Derselbe Autor berichtet zum Schluß, daß St. während des Bauernkrieges 1525 heimlich nach München entrann und dort noch in demselben Jahre im Spital als ein unbekannter Fremdling starb. (Vgl. dazu die bei Tentzel a. a. O. S. 289 angeführte Relation des D. Ambrosius Rudenius, professoris theologiae in Jena, über St.)
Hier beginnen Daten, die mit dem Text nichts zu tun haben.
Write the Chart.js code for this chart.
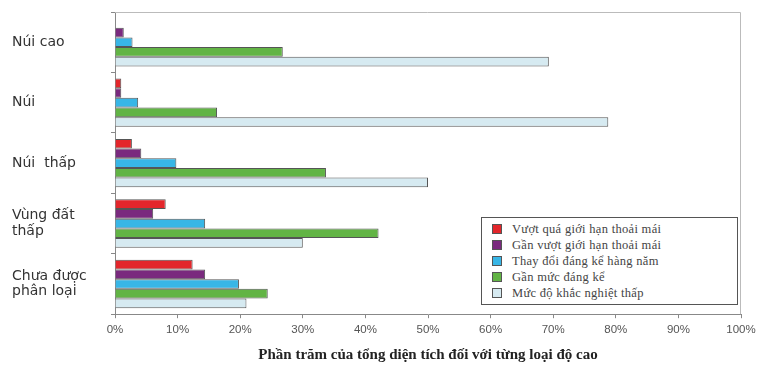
<!DOCTYPE html>
<html>
<head>
<meta charset="utf-8">
<script src="https://cdn.jsdelivr.net/npm/chart.js@4/dist/chart.umd.min.js"></script>
<style>
  html, body { margin: 0; padding: 0; background: #fff; }
  #wrap { position: relative; width: 757px; height: 367px; }
  #legend { position: absolute; left: 481px; top: 217px; width: 255px; height: 86px;
    border: 1px solid #555; background: #fff; box-sizing: content-box;
    font-family: "Liberation Serif", "DejaVu Serif", serif; font-size: 12.5px; letter-spacing: 0.3px; color: #444; }
  #legend .it { position: absolute; left: 10px; height: 14px; line-height: 14px; white-space: nowrap; }
  #legend .sw { display: inline-block; width: 8px; height: 8px; border: 1px solid #555; margin-right: 10px; vertical-align: -1px; }
</style>
</head>
<body>
<div id="wrap">
  <canvas id="cht" width="757" height="367"></canvas>
  <div id="legend"></div>
</div>
<script>
var categories = ['Núi cao', 'Núi', 'Núi  thấp', ['Vùng đất', 'thấp'], ['Chưa được', 'phân loại']];
var seriesNames = ['Vượt quá giới hạn thoải mái', 'Gần vượt giới hạn thoải mái', 'Thay đổi đáng kể hàng năm', 'Gần mức đáng kể', 'Mức độ khắc nghiệt thấp'];
var vuotQua   = [0,    1.0,  2.7,  8.1,  12.4];
var ganVuot   = [1.4,  1.0,  4.2,  6.1,  14.4];
var thayDoi   = [2.8,  3.7,  9.8,  14.4, 19.8];
var ganMuc    = [26.8, 16.3, 33.7, 42.1, 24.4];
var khacNghiet = [69.3, 78.8, 50.0, 30.0, 21.0];
var colours = ['#e3262b', '#7a2a7e', '#38b6e6', '#62b445', '#d6eaf1'];
var xTitle = 'Phần trăm của tổng diện tích đối với từng loại độ cao';

var values = [vuotQua, ganVuot, thayDoi, ganMuc, khacNghiet];
var datasets = [];
values.forEach(function (v, i) {
    datasets.push({ label: seriesNames[i], data: v, backgroundColor: colours[i], borderColor: '#555', borderWidth: 1,
        categoryPercentage: 0.8, barPercentage: 1 });
});

// legend box
var lg = document.getElementById('legend');
seriesNames.forEach(function (n, i) {
    var d = document.createElement('div');
    d.className = 'it';
    d.style.top = (4 + i * 16) + 'px';
    d.innerHTML = '<span class="sw" style="background:' + colours[i] + '"></span>' + n;
    lg.appendChild(d);
});

var frame = {
    id: 'frame',
    afterDraw: function (c) {
        var a = c.chartArea, ctx = c.ctx;
        ctx.save();
        ctx.strokeStyle = '#bbb';
        ctx.lineWidth = 1;
        ctx.beginPath();
        ctx.moveTo(a.left, a.top + 0.5);
        ctx.lineTo(a.right - 0.5, a.top + 0.5);
        ctx.lineTo(a.right - 0.5, a.bottom);
        ctx.stroke();
        ctx.restore();
    }
};

new Chart(document.getElementById('cht'), {
    type: 'bar',
    data: { labels: categories, datasets: datasets },
    plugins: [frame],
    options: {
        indexAxis: 'y',
        responsive: false,
        animation: false,
        layout: { padding: { left: 12, right: 0, top: 12, bottom: 3 } },
        plugins: { legend: { display: false }, tooltip: { enabled: false } },
        scales: {
            x: {
                min: 0, max: 100,
                afterFit: function (s) { s.paddingRight = 16; s.paddingLeft = 0; },
                ticks: { stepSize: 10, color: '#555', padding: 5, font: { family: 'Arial, "Liberation Sans", sans-serif', size: 11.5 },
                    callback: function (v) { return v + '%'; } },
                grid: { drawOnChartArea: false, color: '#888', tickLength: 4 },
                border: { color: '#888' },
                title: { display: true, text: xTitle, color: '#222', padding: { top: 4, bottom: 0 },
                    font: { family: '"Liberation Serif", "DejaVu Serif", serif', size: 15, weight: 'bold' } }
            },
            y: {
                afterFit: function (s) { s.width = 103; s.paddingTop = 0; s.paddingBottom = 0; },
                ticks: { crossAlign: 'far', color: '#333', padding: 6,
                    font: { family: '"DejaVu Sans", Arial, sans-serif', size: 14, lineHeight: 1.1 } },
                grid: { drawOnChartArea: false, offset: true, color: '#888', tickLength: 4 },
                border: { color: '#888' }
            }
        }
    }
});
</script>
</body>
</html>
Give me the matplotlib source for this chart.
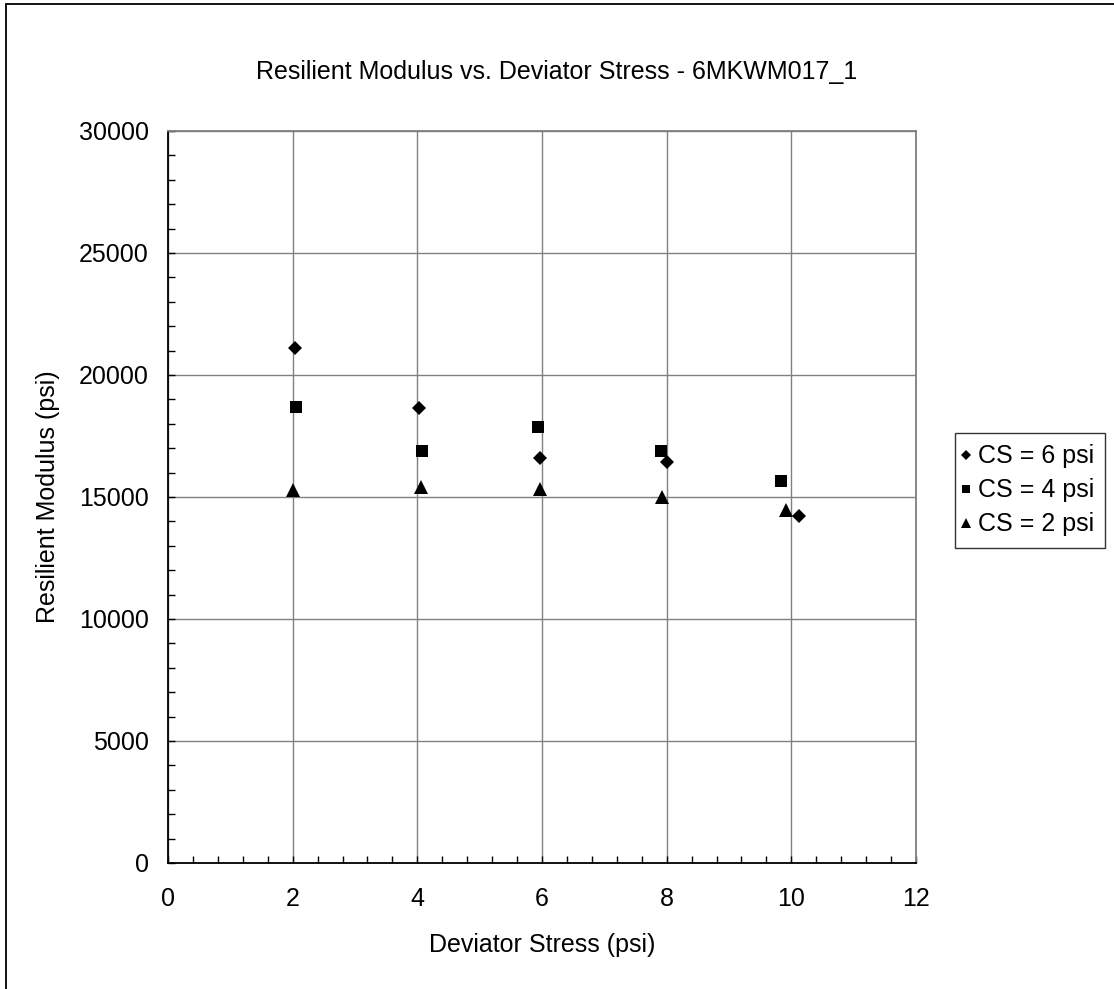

Nach der Angabe des obengenannten Wagner (bei Tentzel, a. a. O. S. 287) existirte auch ein Bildniß Storch’s „mit scheubelichtem Haupte, klotzenden Augen, sprecklichter und langer Zunge“ und der Besitzer desselben, ein lutherischer Pfarrer, Chyomusus (Schneesing) zu Friemar, welcher St. persönlich kannte, urtheilte darüber: „Ich kann nicht wissen, ob er einen sonderlichen fliegenden Geist gehabt, weil er so behaglich, freundlich und demüthig mit den Leuten umging; konnte die Wort also versetzen und sich andächtig und heilig stellen, als wäre er ein Engel Gottes. Es war eine ziemlich magere Person, die sich gar nicht auf der Welt Pracht gab, sondern einfältig in einem langen grauen Rocke ohne Falten einher gezogen sich schauen ließ, einen breiten Hut auf dem Haupte tragend, aber ein unkeusch Mensch.“

Zu vgl. die oben erwähnte Zwickauer Chronik von Wilhelm Schmiedt (1633), dazu Chronica Cycneae von Tobias Schmidt (Zwickau 1656, 4°) und die beiden ebenfalls citirten Werke Wagner’s und Widtmann’s; auch Seidemann, Thomas Münzer (Leipzig 1842), S. 10 ff. und S. 110 und Erbkam, Gesch. d. prot. Sekten (1848), S. 501 ff.